◆ Collected material ◆
· · · ·
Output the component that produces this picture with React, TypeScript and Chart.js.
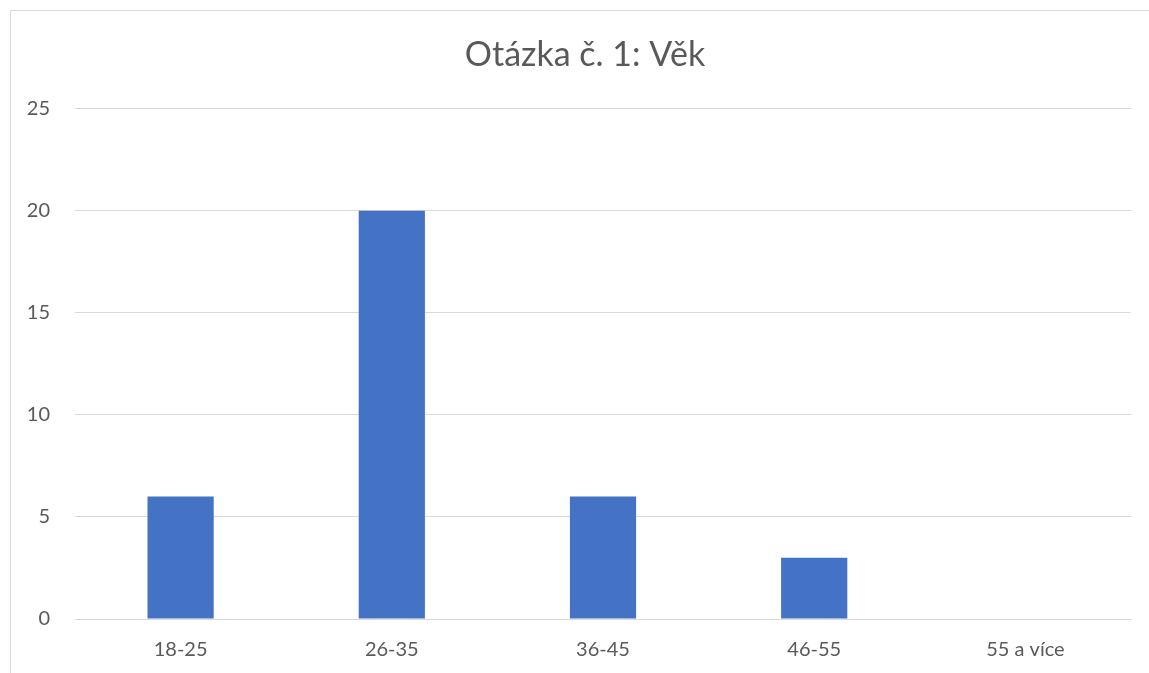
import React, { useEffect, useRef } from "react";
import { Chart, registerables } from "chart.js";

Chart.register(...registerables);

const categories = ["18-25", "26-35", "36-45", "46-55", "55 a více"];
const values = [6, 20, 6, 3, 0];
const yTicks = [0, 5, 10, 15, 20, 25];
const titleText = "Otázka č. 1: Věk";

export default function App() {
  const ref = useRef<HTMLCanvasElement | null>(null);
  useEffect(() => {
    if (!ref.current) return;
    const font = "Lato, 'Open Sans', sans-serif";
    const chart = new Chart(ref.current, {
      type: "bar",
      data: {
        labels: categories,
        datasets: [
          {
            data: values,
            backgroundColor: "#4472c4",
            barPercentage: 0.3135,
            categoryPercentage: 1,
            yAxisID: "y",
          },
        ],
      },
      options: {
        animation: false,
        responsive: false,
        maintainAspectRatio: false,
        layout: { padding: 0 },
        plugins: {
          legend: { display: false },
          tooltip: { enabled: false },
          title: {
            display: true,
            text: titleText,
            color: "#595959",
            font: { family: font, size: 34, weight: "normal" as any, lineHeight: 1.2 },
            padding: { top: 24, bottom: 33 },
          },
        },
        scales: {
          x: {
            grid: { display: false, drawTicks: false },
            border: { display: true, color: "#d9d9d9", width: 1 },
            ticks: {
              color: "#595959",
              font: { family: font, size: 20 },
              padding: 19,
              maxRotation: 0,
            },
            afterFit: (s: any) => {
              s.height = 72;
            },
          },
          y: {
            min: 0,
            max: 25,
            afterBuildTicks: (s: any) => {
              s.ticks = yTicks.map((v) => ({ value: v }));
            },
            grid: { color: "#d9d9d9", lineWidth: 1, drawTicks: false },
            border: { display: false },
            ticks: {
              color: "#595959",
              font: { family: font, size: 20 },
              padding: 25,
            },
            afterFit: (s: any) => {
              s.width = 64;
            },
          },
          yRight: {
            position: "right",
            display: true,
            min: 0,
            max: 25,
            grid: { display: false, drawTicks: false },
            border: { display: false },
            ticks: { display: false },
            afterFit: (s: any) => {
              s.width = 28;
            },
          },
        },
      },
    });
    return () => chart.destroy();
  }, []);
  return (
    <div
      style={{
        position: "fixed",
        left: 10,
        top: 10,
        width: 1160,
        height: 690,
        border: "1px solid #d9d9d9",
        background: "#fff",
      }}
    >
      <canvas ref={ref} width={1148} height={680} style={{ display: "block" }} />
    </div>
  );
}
· · · ·
◆ The problem ◆
Leave every image out, and retype the material exactly.

◆ Response to the exercise ◆
Output the component that produces this picture with React, TypeScript and Chart.js.
import React, { useEffect, useRef } from "react";
import { Chart, registerables } from "chart.js";

Chart.register(...registerables);

const categories = ["18-25", "26-35", "36-45", "46-55", "55 a více"];
const values = [6, 20, 6, 3, 0];
const yTicks = [0, 5, 10, 15, 20, 25];
const titleText = "Otázka č. 1: Věk";

export default function App() {
  const ref = useRef<HTMLCanvasElement | null>(null);
  useEffect(() => {
    if (!ref.current) return;
    const font = "Lato, 'Open Sans', sans-serif";
    const chart = new Chart(ref.current, {
      type: "bar",
      data: {
        labels: categories,
        datasets: [
          {
            data: values,
            backgroundColor: "#4472c4",
            barPercentage: 0.3135,
            categoryPercentage: 1,
            yAxisID: "y",
          },
        ],
      },
      options: {
        animation: false,
        responsive: false,
        maintainAspectRatio: false,
        layout: { padding: 0 },
        plugins: {
          legend: { display: false },
          tooltip: { enabled: false },
          title: {
            display: true,
            text: titleText,
            color: "#595959",
            font: { family: font, size: 34, weight: "normal" as any, lineHeight: 1.2 },
            padding: { top: 24, bottom: 33 },
          },
        },
        scales: {
          x: {
            grid: { display: false, drawTicks: false },
            border: { display: true, color: "#d9d9d9", width: 1 },
            ticks: {
              color: "#595959",
              font: { family: font, size: 20 },
              padding: 19,
              maxRotation: 0,
            },
            afterFit: (s: any) => {
              s.height = 72;
            },
          },
          y: {
            min: 0,
            max: 25,
            afterBuildTicks: (s: any) => {
              s.ticks = yTicks.map((v) => ({ value: v }));
            },
            grid: { color: "#d9d9d9", lineWidth: 1, drawTicks: false },
            border: { display: false },
            ticks: {
              color: "#595959",
              font: { family: font, size: 20 },
              padding: 25,
            },
            afterFit: (s: any) => {
              s.width = 64;
            },
          },
          yRight: {
            position: "right",
            display: true,
            min: 0,
            max: 25,
            grid: { display: false, drawTicks: false },
            border: { display: false },
            ticks: { display: false },
            afterFit: (s: any) => {
              s.width = 28;
            },
          },
        },
      },
    });
    return () => chart.destroy();
  }, []);
  return (
    <div
      style={{
        position: "fixed",
        left: 10,
        top: 10,
        width: 1160,
        height: 690,
        border: "1px solid #d9d9d9",
        background: "#fff",
      }}
    >
      <canvas ref={ref} width={1148} height={680} style={{ display: "block" }} />
    </div>
  );
}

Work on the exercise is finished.